Let \( u(x) = \ln x \), which implies its derivative is exactly \( u'(x) = \frac{1}{x} \). This fits the pattern perfectly. Integrate using the template:

\[ \int_2^4 \dfrac{u'(x)}{u^2(x)} dx = \left[ -\dfrac{1}{\ln x} \right]_2^4 = \left( -\dfrac{1}{\ln 4} \right) - \left( -\dfrac{1}{\ln 2} \right) \]

Simplify the result using the logarithm power rule, noting that \( \ln 4 = \ln(2^2) = 2\ln 2 \):

\[ = -\dfrac{1}{2\ln 2} + \dfrac{1}{\ln 2} = \dfrac{-1 + 2}{2\ln 2} = \dfrac{1}{2\ln 2} \]

Step 1: Write the circle's equation and find its derivative. Write the standard equation using the given radius and center, then differentiate implicitly:

\[ (x-3)^2 + (y+1)^2 = 4 \quad \text{--- (Equation I)} \]

\[ 2(x-3) + 2(y+1)\dfrac{dy}{dx} = 0 \implies (x-3) + (y+1)\dfrac{dy}{dx} = 0 \]

Step 2: Substitute the target slope condition. Set the derivative equal to the desired slope, \( \frac{dy}{dx} = 2 \):

\[ (x-3) + 2(y+1) = 0 \implies (x-3) = -2(y+1) \quad \text{--- (Equation II)} \]

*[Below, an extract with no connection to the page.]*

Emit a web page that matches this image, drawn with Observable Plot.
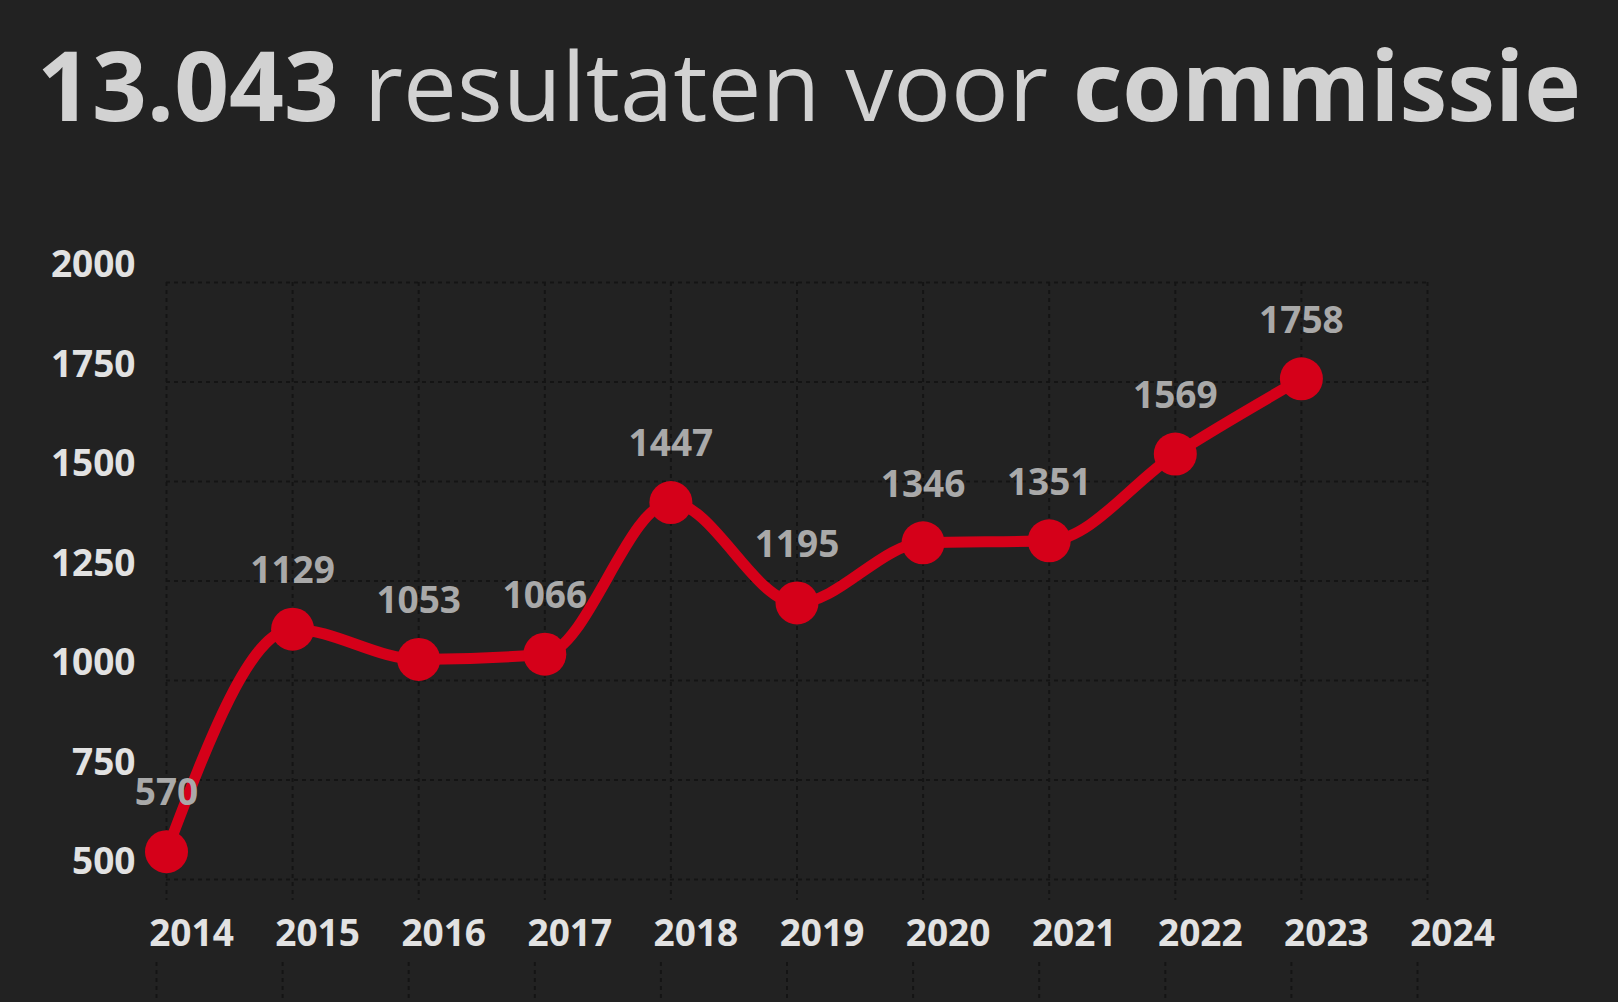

Step 3: Solve the simultaneous system. Substitute the expression for \( (x-3) \) from Equation II back into Equation I:

\[ \left(-2(y+1)\right)^2 + (y+1)^2 = 4 \] \[ 4(y+1)^2 + (y+1)^2 = 4 \implies 5(y+1)^2 = 4 \] \[ (y+1)^2 = \dfrac{4}{5} \implies y+1 = \pm\dfrac{2}{\sqrt{5}} \implies y = -1 \pm\dfrac{2}{\sqrt{5}} \]

Find the corresponding x-coordinates by substituting these y-values back into Equation II:

\[ x - 3 = -2\left(\pm\dfrac{2}{\sqrt{5}}\right) \implies x = 3 \mp \dfrac{4}{\sqrt{5}} \]

The two points on the circle with a tangent slope of 2 are:

\( \left(3 - \dfrac{4}{\sqrt{5}}, \; -1 + \dfrac{2}{\sqrt{5}}\right) \) and \( \left(3 + \dfrac{4}{\sqrt{5}}, \; -1 - \dfrac{2}{\sqrt{5}}\right) \).